━━━━━ DATA SECTION
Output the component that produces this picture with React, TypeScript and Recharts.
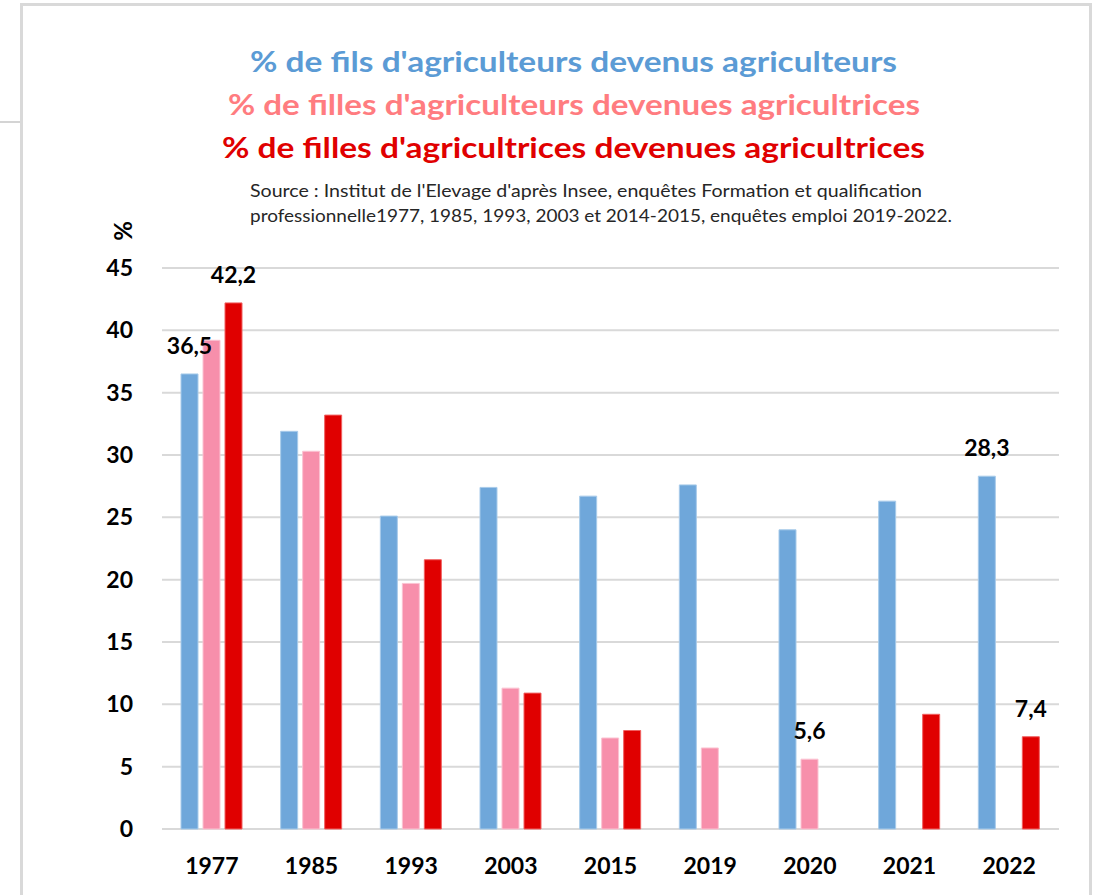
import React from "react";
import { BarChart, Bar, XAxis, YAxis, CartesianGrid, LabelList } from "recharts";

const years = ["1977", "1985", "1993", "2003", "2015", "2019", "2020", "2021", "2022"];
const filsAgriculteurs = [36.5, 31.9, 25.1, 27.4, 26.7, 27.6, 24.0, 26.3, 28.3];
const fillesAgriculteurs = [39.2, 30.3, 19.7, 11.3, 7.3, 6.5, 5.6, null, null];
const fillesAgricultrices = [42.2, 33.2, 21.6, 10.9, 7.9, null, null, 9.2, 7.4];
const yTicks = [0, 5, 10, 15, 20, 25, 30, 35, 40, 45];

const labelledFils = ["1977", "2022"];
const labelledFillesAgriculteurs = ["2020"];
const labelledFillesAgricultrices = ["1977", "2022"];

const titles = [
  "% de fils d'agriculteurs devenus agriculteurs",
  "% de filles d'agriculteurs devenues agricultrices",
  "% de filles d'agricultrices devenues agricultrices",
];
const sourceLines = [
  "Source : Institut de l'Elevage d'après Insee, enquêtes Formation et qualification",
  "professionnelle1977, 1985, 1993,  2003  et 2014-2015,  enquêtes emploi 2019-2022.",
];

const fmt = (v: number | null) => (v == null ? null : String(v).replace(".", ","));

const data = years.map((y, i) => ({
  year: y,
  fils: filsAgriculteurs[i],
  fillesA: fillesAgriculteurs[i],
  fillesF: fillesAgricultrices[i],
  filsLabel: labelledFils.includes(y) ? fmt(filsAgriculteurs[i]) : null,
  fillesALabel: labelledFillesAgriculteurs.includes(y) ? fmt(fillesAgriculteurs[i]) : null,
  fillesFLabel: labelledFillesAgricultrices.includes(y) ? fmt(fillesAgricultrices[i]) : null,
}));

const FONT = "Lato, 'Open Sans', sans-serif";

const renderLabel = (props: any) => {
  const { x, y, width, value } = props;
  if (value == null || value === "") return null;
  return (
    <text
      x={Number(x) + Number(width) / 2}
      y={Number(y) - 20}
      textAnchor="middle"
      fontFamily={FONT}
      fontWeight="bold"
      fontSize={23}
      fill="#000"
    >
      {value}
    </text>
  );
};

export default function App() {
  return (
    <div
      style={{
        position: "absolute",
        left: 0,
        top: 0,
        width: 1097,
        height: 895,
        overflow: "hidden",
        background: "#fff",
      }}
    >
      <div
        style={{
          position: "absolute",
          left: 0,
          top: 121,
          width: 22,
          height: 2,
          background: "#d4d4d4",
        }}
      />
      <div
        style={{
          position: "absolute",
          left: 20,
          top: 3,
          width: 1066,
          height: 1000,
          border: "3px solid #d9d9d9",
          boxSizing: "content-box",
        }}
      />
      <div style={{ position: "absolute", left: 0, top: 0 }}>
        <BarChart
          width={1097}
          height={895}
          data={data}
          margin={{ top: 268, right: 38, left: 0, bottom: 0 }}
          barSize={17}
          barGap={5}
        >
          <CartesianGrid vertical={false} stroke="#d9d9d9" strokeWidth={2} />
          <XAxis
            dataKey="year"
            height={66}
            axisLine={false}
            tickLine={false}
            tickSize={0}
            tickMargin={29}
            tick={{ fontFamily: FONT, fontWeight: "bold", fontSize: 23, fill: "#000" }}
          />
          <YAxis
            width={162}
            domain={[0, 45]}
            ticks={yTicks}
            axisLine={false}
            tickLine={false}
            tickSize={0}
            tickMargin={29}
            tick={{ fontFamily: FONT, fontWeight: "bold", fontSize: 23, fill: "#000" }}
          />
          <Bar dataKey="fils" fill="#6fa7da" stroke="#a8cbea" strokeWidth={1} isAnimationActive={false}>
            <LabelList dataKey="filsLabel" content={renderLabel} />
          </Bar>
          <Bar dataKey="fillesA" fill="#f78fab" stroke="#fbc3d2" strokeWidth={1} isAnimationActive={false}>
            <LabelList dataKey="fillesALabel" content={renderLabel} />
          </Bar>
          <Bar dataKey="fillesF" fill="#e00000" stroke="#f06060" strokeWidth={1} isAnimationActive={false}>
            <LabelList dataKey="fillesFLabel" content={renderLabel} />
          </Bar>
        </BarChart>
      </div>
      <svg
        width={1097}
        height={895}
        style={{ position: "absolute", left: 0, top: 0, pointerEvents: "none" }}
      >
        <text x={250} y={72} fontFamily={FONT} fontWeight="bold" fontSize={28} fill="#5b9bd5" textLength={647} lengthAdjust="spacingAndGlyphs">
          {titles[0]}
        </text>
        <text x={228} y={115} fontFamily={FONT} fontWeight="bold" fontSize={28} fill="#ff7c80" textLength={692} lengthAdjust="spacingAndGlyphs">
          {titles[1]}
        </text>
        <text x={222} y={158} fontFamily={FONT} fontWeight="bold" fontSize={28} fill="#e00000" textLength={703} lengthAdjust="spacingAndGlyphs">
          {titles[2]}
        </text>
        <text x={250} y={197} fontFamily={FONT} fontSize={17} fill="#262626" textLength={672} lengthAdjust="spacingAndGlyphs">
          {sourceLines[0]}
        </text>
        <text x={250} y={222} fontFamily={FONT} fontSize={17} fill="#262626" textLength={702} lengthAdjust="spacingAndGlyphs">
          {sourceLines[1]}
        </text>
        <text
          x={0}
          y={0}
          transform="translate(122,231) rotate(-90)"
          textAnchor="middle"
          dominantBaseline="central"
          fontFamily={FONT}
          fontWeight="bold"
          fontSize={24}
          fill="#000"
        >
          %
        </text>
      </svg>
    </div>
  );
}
━━━━━━━━━━
== CHALLENGE ==
Quote the full listing above word for word; exclude every picture from the copy.

== FINISHED ANSWER ==
Output the component that produces this picture with React, TypeScript and Recharts.
import React from "react";
import { BarChart, Bar, XAxis, YAxis, CartesianGrid, LabelList } from "recharts";

const years = ["1977", "1985", "1993", "2003", "2015", "2019", "2020", "2021", "2022"];
const filsAgriculteurs = [36.5, 31.9, 25.1, 27.4, 26.7, 27.6, 24.0, 26.3, 28.3];
const fillesAgriculteurs = [39.2, 30.3, 19.7, 11.3, 7.3, 6.5, 5.6, null, null];
const fillesAgricultrices = [42.2, 33.2, 21.6, 10.9, 7.9, null, null, 9.2, 7.4];
const yTicks = [0, 5, 10, 15, 20, 25, 30, 35, 40, 45];

const labelledFils = ["1977", "2022"];
const labelledFillesAgriculteurs = ["2020"];
const labelledFillesAgricultrices = ["1977", "2022"];

const titles = [
  "% de fils d'agriculteurs devenus agriculteurs",
  "% de filles d'agriculteurs devenues agricultrices",
  "% de filles d'agricultrices devenues agricultrices",
];
const sourceLines = [
  "Source : Institut de l'Elevage d'après Insee, enquêtes Formation et qualification",
  "professionnelle1977, 1985, 1993,  2003  et 2014-2015,  enquêtes emploi 2019-2022.",
];

const fmt = (v: number | null) => (v == null ? null : String(v).replace(".", ","));

const data = years.map((y, i) => ({
  year: y,
  fils: filsAgriculteurs[i],
  fillesA: fillesAgriculteurs[i],
  fillesF: fillesAgricultrices[i],
  filsLabel: labelledFils.includes(y) ? fmt(filsAgriculteurs[i]) : null,
  fillesALabel: labelledFillesAgriculteurs.includes(y) ? fmt(fillesAgriculteurs[i]) : null,
  fillesFLabel: labelledFillesAgricultrices.includes(y) ? fmt(fillesAgricultrices[i]) : null,
}));

const FONT = "Lato, 'Open Sans', sans-serif";

const renderLabel = (props: any) => {
  const { x, y, width, value } = props;
  if (value == null || value === "") return null;
  return (
    <text
      x={Number(x) + Number(width) / 2}
      y={Number(y) - 20}
      textAnchor="middle"
      fontFamily={FONT}
      fontWeight="bold"
      fontSize={23}
      fill="#000"
    >
      {value}
    </text>
  );
};

export default function App() {
  return (
    <div
      style={{
        position: "absolute",
        left: 0,
        top: 0,
        width: 1097,
        height: 895,
        overflow: "hidden",
        background: "#fff",
      }}
    >
      <div
        style={{
          position: "absolute",
          left: 0,
          top: 121,
          width: 22,
          height: 2,
          background: "#d4d4d4",
        }}
      />
      <div
        style={{
          position: "absolute",
          left: 20,
          top: 3,
          width: 1066,
          height: 1000,
          border: "3px solid #d9d9d9",
          boxSizing: "content-box",
        }}
      />
      <div style={{ position: "absolute", left: 0, top: 0 }}>
        <BarChart
          width={1097}
          height={895}
          data={data}
          margin={{ top: 268, right: 38, left: 0, bottom: 0 }}
          barSize={17}
          barGap={5}
        >
          <CartesianGrid vertical={false} stroke="#d9d9d9" strokeWidth={2} />
          <XAxis
            dataKey="year"
            height={66}
            axisLine={false}
            tickLine={false}
            tickSize={0}
            tickMargin={29}
            tick={{ fontFamily: FONT, fontWeight: "bold", fontSize: 23, fill: "#000" }}
          />
          <YAxis
            width={162}
            domain={[0, 45]}
            ticks={yTicks}
            axisLine={false}
            tickLine={false}
            tickSize={0}
            tickMargin={29}
            tick={{ fontFamily: FONT, fontWeight: "bold", fontSize: 23, fill: "#000" }}
          />
          <Bar dataKey="fils" fill="#6fa7da" stroke="#a8cbea" strokeWidth={1} isAnimationActive={false}>
            <LabelList dataKey="filsLabel" content={renderLabel} />
          </Bar>
          <Bar dataKey="fillesA" fill="#f78fab" stroke="#fbc3d2" strokeWidth={1} isAnimationActive={false}>
            <LabelList dataKey="fillesALabel" content={renderLabel} />
          </Bar>
          <Bar dataKey="fillesF" fill="#e00000" stroke="#f06060" strokeWidth={1} isAnimationActive={false}>
            <LabelList dataKey="fillesFLabel" content={renderLabel} />
          </Bar>
        </BarChart>
      </div>
      <svg
        width={1097}
        height={895}
        style={{ position: "absolute", left: 0, top: 0, pointerEvents: "none" }}
      >
        <text x={250} y={72} fontFamily={FONT} fontWeight="bold" fontSize={28} fill="#5b9bd5" textLength={647} lengthAdjust="spacingAndGlyphs">
          {titles[0]}
        </text>
        <text x={228} y={115} fontFamily={FONT} fontWeight="bold" fontSize={28} fill="#ff7c80" textLength={692} lengthAdjust="spacingAndGlyphs">
          {titles[1]}
        </text>
        <text x={222} y={158} fontFamily={FONT} fontWeight="bold" fontSize={28} fill="#e00000" textLength={703} lengthAdjust="spacingAndGlyphs">
          {titles[2]}
        </text>
        <text x={250} y={197} fontFamily={FONT} fontSize={17} fill="#262626" textLength={672} lengthAdjust="spacingAndGlyphs">
          {sourceLines[0]}
        </text>
        <text x={250} y={222} fontFamily={FONT} fontSize={17} fill="#262626" textLength={702} lengthAdjust="spacingAndGlyphs">
          {sourceLines[1]}
        </text>
        <text
          x={0}
          y={0}
          transform="translate(122,231) rotate(-90)"
          textAnchor="middle"
          dominantBaseline="central"
          fontFamily={FONT}
          fontWeight="bold"
          fontSize={24}
          fill="#000"
        >
          %
        </text>
      </svg>
    </div>
  );
}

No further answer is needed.